A alternativa, portanto, não é “a radicalização da democracia” burguesa. Mas acabar com a dominação das grandes empresas através de uma revolução socialista.
A queda das ditaduras stalinistas e restauração do capitalismo na URSS  proporcionaram uma gigantesca campanha de propaganda imperialista contra a revolução socialista. As ditaduras stalinistas não tinham nada de socialismo. Eram regimes controlados autoritariamente por burocracias que se aproveitavam dos Estados para garantirem seus privilégios materiais.

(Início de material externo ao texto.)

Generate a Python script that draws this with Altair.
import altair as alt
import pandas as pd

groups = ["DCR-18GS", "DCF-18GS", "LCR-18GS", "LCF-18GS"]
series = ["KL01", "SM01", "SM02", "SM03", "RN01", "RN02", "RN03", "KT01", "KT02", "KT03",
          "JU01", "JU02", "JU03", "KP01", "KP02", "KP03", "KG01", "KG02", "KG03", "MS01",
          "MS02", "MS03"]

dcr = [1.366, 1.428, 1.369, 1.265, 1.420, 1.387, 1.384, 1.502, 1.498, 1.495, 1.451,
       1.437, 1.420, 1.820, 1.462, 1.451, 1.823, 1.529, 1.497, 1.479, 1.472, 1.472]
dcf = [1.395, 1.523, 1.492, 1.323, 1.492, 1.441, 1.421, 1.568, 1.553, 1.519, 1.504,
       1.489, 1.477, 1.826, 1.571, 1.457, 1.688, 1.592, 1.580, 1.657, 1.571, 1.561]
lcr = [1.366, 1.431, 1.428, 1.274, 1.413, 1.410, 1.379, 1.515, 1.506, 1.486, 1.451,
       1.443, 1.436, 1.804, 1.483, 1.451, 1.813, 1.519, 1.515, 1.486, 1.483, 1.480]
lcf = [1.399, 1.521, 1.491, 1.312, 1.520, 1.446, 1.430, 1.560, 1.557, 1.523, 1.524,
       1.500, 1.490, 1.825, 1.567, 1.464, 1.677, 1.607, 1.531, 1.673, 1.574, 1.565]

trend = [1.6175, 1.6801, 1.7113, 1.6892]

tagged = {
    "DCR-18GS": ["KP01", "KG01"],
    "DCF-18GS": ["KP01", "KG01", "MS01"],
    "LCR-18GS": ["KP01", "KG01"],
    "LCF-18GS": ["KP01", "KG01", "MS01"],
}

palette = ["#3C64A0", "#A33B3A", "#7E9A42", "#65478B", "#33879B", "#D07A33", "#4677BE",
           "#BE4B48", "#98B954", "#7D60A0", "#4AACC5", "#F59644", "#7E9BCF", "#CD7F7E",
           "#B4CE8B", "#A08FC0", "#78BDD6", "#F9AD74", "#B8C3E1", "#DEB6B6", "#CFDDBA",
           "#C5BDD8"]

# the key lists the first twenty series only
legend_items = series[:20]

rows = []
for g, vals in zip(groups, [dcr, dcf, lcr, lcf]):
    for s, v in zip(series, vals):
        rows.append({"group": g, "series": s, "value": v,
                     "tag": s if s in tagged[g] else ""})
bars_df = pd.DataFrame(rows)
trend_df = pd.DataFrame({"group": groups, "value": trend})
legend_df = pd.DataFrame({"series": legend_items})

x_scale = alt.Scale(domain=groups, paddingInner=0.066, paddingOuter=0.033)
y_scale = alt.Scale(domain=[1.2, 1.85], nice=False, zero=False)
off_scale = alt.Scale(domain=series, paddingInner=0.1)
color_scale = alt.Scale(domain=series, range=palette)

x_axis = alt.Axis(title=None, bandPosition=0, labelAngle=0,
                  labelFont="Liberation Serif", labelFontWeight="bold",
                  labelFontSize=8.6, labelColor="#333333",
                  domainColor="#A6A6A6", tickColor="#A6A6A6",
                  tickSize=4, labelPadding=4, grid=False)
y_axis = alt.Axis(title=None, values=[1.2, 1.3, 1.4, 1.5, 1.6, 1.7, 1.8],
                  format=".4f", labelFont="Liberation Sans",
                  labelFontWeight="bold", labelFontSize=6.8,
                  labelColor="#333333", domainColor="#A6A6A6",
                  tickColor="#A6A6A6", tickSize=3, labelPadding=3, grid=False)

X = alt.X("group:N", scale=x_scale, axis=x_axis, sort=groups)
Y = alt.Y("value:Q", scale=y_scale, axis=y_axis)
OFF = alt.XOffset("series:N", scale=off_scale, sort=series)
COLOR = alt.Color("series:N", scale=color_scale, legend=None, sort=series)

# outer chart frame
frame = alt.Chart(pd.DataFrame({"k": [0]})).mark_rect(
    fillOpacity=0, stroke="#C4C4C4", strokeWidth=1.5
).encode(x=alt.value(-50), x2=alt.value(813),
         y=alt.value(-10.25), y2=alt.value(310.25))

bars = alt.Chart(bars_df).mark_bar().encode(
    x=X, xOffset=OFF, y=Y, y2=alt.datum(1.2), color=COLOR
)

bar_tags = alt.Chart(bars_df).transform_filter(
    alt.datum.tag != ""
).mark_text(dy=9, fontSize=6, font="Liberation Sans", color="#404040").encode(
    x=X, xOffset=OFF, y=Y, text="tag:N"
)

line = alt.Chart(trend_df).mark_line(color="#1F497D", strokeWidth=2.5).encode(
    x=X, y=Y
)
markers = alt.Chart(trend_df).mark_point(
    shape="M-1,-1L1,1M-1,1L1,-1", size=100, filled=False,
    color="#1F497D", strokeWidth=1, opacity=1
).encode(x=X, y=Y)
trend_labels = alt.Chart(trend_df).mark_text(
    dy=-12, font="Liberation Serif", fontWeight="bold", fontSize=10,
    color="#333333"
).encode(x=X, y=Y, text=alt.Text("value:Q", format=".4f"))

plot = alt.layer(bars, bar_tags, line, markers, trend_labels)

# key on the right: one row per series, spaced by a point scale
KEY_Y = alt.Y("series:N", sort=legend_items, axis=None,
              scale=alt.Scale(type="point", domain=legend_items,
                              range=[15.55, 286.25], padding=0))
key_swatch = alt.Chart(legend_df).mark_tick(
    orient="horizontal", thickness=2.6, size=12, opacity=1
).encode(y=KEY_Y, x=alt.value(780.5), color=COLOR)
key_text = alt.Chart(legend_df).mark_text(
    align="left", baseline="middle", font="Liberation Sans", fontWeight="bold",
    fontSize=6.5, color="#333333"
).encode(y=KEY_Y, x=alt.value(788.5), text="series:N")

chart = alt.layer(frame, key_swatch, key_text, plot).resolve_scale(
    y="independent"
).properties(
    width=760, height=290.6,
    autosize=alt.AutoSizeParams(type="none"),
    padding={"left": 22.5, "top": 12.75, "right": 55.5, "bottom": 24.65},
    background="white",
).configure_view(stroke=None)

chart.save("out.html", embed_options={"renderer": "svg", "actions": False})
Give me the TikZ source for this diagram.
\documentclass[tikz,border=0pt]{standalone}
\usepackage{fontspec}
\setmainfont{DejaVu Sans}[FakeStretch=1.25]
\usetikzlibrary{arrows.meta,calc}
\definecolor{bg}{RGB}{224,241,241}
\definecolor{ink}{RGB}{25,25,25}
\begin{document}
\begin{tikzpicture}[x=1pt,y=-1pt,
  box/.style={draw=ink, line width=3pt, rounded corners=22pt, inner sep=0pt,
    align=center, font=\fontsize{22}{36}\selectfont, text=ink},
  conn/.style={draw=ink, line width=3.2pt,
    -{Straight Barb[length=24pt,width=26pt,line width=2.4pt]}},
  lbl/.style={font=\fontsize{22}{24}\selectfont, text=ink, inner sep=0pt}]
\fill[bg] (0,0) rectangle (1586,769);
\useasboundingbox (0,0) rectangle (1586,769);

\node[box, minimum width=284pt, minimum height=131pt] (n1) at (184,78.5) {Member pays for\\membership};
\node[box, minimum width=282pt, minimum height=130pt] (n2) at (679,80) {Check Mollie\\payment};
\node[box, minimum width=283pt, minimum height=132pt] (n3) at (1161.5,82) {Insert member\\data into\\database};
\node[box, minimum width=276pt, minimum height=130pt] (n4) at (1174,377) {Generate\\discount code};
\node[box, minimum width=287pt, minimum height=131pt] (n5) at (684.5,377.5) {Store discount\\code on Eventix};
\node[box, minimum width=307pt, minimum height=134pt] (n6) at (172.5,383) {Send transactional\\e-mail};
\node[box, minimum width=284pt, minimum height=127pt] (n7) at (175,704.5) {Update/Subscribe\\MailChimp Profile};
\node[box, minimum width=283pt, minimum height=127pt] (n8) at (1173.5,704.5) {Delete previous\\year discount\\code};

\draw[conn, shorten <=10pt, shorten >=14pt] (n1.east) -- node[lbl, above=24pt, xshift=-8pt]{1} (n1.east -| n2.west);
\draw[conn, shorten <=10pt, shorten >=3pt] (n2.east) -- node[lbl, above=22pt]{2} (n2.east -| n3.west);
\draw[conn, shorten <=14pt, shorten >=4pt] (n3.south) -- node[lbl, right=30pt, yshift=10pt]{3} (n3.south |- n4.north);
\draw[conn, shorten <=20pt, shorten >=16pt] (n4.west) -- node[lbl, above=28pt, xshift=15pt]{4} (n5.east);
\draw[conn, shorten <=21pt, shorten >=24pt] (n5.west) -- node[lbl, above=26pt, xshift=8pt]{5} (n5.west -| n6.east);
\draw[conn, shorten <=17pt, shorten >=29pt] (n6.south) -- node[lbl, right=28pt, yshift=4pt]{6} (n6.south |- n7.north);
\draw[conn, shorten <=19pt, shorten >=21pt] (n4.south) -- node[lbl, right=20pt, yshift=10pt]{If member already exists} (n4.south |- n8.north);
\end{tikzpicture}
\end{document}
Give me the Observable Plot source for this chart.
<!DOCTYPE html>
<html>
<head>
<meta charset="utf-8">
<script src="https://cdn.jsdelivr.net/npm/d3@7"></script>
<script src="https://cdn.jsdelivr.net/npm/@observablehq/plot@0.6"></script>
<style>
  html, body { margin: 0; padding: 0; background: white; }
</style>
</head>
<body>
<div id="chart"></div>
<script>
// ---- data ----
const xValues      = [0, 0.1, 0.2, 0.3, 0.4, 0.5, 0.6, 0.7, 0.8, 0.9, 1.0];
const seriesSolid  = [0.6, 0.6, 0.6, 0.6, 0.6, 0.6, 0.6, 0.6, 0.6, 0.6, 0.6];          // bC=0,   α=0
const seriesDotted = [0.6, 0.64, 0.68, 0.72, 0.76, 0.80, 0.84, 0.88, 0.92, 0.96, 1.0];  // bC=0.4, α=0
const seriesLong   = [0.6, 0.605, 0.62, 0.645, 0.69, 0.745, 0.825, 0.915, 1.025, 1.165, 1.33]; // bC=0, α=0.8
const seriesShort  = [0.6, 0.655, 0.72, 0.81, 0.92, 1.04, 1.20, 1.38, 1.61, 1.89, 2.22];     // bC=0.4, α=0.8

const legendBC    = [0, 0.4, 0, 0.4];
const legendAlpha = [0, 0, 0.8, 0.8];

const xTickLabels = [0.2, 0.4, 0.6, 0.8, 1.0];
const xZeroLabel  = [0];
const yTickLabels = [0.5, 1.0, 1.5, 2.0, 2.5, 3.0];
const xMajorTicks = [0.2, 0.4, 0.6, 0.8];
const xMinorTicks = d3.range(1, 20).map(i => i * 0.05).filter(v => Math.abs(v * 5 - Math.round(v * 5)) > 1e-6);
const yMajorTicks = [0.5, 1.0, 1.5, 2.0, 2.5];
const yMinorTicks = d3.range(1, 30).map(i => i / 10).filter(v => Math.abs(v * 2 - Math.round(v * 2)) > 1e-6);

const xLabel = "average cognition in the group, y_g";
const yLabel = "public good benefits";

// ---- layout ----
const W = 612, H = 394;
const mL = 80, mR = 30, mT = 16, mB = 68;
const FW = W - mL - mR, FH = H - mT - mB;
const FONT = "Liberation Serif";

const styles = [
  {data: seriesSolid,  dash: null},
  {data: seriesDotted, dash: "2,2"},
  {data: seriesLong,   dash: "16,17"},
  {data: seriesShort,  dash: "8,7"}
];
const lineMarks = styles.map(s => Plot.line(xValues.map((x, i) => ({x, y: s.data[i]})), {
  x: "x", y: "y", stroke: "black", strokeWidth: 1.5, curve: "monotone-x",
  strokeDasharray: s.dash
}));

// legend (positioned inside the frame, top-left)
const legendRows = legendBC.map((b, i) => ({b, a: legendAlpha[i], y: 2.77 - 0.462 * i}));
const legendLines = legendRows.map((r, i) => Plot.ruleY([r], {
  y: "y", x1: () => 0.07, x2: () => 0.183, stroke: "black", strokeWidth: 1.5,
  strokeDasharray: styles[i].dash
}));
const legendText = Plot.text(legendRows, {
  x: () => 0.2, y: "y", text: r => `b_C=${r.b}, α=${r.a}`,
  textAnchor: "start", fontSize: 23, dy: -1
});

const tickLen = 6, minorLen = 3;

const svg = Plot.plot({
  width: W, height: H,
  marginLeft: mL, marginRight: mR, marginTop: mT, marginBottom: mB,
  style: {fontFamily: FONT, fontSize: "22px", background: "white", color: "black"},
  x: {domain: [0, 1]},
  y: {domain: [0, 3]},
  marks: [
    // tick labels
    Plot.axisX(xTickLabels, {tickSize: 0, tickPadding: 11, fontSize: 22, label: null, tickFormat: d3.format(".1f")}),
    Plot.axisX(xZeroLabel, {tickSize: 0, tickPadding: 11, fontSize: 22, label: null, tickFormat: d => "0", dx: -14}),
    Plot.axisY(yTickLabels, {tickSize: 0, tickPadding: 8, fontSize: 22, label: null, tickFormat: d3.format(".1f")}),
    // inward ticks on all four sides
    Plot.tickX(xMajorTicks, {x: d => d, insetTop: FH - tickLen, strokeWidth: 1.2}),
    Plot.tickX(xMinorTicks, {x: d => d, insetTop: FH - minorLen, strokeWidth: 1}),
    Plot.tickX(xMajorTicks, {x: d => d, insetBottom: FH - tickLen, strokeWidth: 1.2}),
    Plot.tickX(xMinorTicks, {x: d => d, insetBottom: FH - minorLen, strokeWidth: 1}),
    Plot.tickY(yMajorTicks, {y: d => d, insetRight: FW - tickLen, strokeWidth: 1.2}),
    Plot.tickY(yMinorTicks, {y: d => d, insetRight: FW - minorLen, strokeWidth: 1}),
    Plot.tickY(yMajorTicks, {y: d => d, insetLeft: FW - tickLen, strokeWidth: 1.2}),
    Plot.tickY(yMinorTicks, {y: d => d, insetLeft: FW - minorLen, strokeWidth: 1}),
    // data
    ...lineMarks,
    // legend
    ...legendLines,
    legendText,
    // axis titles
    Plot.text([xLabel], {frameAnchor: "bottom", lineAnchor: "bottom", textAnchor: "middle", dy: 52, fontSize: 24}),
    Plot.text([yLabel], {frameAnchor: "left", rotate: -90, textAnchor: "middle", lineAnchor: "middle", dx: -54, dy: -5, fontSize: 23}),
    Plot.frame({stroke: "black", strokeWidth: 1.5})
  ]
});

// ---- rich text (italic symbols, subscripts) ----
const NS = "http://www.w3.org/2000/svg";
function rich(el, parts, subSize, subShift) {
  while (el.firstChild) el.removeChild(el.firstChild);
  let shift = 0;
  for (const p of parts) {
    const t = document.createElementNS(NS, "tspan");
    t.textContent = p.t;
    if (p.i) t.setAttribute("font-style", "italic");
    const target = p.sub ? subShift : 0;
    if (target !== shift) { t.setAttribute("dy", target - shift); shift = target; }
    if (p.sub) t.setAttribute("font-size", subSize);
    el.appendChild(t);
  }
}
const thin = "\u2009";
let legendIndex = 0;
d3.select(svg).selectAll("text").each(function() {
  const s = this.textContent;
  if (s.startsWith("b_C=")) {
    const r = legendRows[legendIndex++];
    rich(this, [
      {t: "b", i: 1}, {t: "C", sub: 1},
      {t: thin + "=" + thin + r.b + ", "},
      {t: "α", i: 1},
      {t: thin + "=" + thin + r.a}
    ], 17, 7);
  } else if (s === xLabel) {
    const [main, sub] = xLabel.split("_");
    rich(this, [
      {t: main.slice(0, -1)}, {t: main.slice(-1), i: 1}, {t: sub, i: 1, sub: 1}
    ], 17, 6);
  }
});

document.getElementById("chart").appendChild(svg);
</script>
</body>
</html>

É possível expropriar as grandes empresas e utilizar todo o potencial da produção para satisfazer as necessidades do povo trabalhador e não para aumentar os lucros da burguesia. É possível já hoje ter um mundo sem fome, com as pessoas tendo saúde, educação e moradia.
E isso pode ser feito com uma democracia muito superior à democracia burguesa. A democracia operária, apoiada em organismos dos trabalhadores, é muito superior. Os trabalhadores elegem seus representantes e podem destituí-los na hora que quiserem, sem ter de esperar quatro anos como na democracia burguesa. Os temas mais importantes, como os planos econômicos, podem ser debatidos e decididos diretamente pelos trabalhadores e não nos parlamentos como na democracia burguesa.
A revolução russa, em 1917, foi um exemplo para a humanidade em seus sete primeiros anos, antes da burocratização stalinista. Havia uma democracia muito mais ampla que a mais democrática das repúblicas burguesas. Os trabalhadores debatiam e decidiam nos sovietes (conselhos operários) as questões mais importantes do país. As artes floresciam livremente e se produziram obras magistrais que ainda hoje são referências culturais, como a poesia de Maiakovsky, os filmes de Eisenstein.
Não achamos que possamos mudar o país com “mais democracia”. Defendemos uma revolução socialista que acabe com a dominação das grandes empresas e leve a um novo Estado, apoiado na democracia operária. Não somos “democratas”. Somos revolucionários.